In a blow to Mac clone makers and their customers, Apple Chief Financial Officer Fred Anderson said in a press conference this afternoon that negotiations to extend agreements with current licence holders Motorola Corp., Umax Computer Corp. and IBM Corp. have failed to reach agreement.
In essence, the news means that clone customers will not be able to buy portables or machines based on the CHRP standard, the Common Hardware Reference Platform that would allow Macs to be built out of more industry standard parts, at least according to Apple's interpretation of those agreements.
Anderson said it was too early to say whether the company would consider licensing the next-generation Rhapsody operating system, due next year.
Anderson made similar proclamations at the Macworld trade show in early August, but Apple's acquisition Tuesday of Power Computing Corp., by far the largest of the clone vendors with some 200,000 users, makes it more likely that Apple can force its way with the Mac market.
"If we could have a license program that truly expanded (the customer) base and enhanced shareholder value, we would have a positive attitude toward ... licensing," Anderson said. "But we have not been able to get agreement on any program that would meet those objectives."
Instead, Anderson said, the cloners signed up almost no new Mac users, claiming that 99 per cent of clone customers were already Apple Macintosh faithful.
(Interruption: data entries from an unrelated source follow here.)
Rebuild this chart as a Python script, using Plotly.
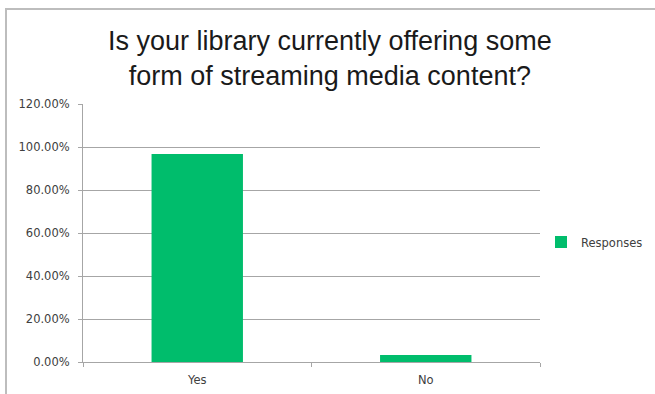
import plotly.graph_objects as go

categories = ["Yes", "No"]
responses = [0.9677, 0.0323]
y_ticks = [0, 0.2, 0.4, 0.6, 0.8, 1.0, 1.2]
series_name = "Responses"
title_lines = ["Is your library currently offering some", "form of streaming media content?"]

GREEN = "#00BD6C"
GRID = "#a6a6a6"
SMALL_FONT = dict(family="DejaVu Sans, Verdana, sans-serif", size=11.5, color="#404040")

# plot-area box in pixels, used to place paper-referenced decorations
L, R, T, B = 83, 115, 104, 32
W, H = 655, 394
PW, PH = W - L - R, H - T - B


def px_x(x):
    return (x - L) / PW


def px_y(y):
    return (H - B - y) / PH


fig = go.Figure()
fig.add_trace(go.Bar(
    x=categories, y=responses, name=series_name,
    marker=dict(color=GREEN, line=dict(width=0)),
    showlegend=True,
))

fig.update_layout(
    width=W, height=H,
    margin=dict(l=L, r=R, t=T, b=B, autoexpand=False),
    paper_bgcolor="white", plot_bgcolor="white",
    bargap=0.6,
    showlegend=True,
    legend=dict(x=px_x(541), y=px_y(242), xanchor="left", yanchor="middle",
                font=SMALL_FONT, itemwidth=30, bgcolor="rgba(0,0,0,0)"),
    xaxis=dict(
        type="category", tickson="boundaries", ticks="outside", ticklen=4,
        tickcolor=GRID, showline=True, linecolor=GRID, linewidth=1,
        showgrid=False, tickfont=SMALL_FONT, ticklabelstandoff=7,
    ),
    yaxis=dict(
        range=[0, 1.2], tickvals=y_ticks, tickformat=".2%",
        ticks="outside", ticklen=4, tickcolor=GRID,
        showline=True, linecolor=GRID, linewidth=1,
        showgrid=True, gridcolor=GRID, gridwidth=1,
        zeroline=False, tickfont=SMALL_FONT, ticklabelstandoff=6,
    ),
    annotations=[dict(
        text="<br>".join(title_lines), xref="paper", yref="paper",
        x=px_x(330), y=px_y(24), xanchor="center", yanchor="top", showarrow=False,
        font=dict(family="Liberation Sans, Arial, sans-serif", size=27, color="#1a1a1a"),
        align="center",
    )],
    shapes=[dict(
        type="rect", xref="paper", yref="paper",
        x0=px_x(6), x1=px_x(700), y0=px_y(450), y1=px_y(9),
        line=dict(color="#bdbdbd", width=2), fillcolor="rgba(0,0,0,0)", layer="below",
    )],
)

fig.write_html("out.html")
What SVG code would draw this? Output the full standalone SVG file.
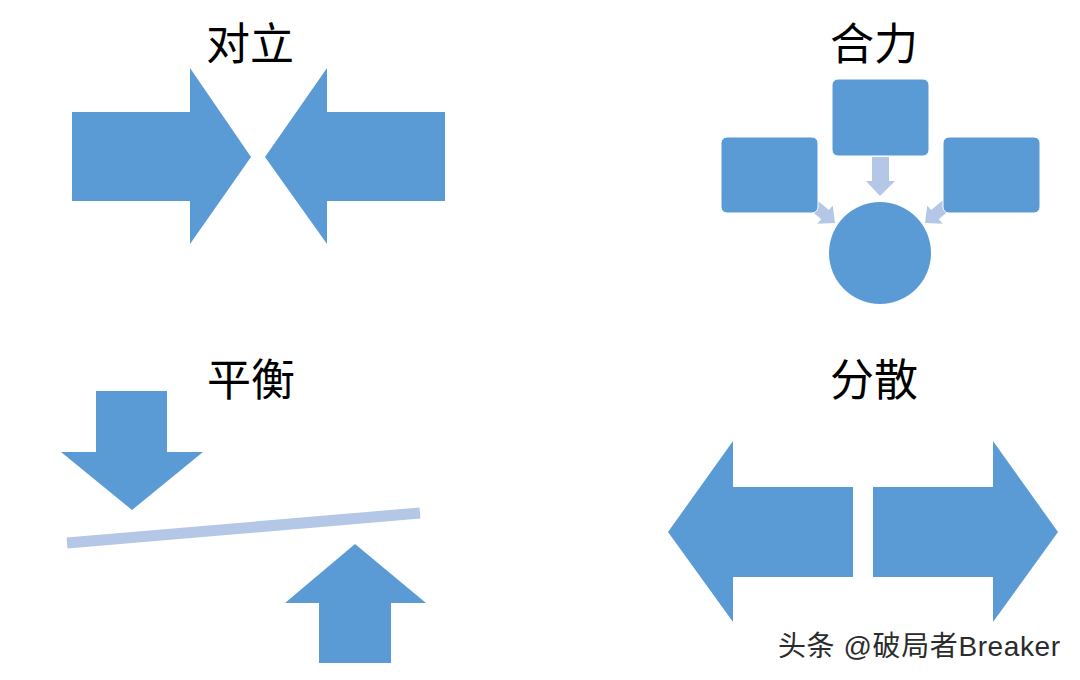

Bottom line: The cloners took buyers from Apple, even as the Cupertino computer maker was paying expensive R&D bills that the competing computer makers didn't have to foot.
"Every time a licensee shipped a clone, we were subsidizing that clone with several hundred dollars," said Apple marketing exec Guerrino DeLuca. "That's not competing; that's subsidizing."
Anderson said, however, Apple would negotiate new licensing agreements if a cloner would commit to target markets outside of Apple's core areas, or in geographic areas where Apple does not now play a strong role, such as the Far East.
Apple will continue to honor existing licences with the three vendors, which will run for several years. Although the licenses may grant use of Apple's latest OS 8 operating system, they arguably do not include Rhapsody, CHRP technology or portables.
Representatives from the clone makers were not immediately available for comment.
"This gets them out of one problem. They are still a number of sharks in the soup they're swimming in," said analyst Chris Le Tocq, of market researcher Dataquest Corp.
Earlier in the day, Apple announced a $100 million deal to acquire core assets of leading clone manufacturer Power Computing Corp., of Round Rock, Texas. Power is expected to stop making Mac clones after Dec. 31, but could jump into the Wintel market.
In that one dramatic move, Apple Computer managed to do away with its biggest competitor, its most vocal critic and likely improve its own market share in the expectation that many Power Computing users will return to the Apple fold. "We anticipate a significant number of customers will return to Apple," Anderson said. Maybe, but the move kicked up a hornet's nest of negative reaction on Mac-related newsgroups all day.
"The news about Power makes it easy for me and thousands of other Mac fans to support other platforms that remain open," Mark Leon Lewis wrote in the comp.sys.mac.advocacy group. "I will not buy any Macintosh product now... Apple just lost my respect."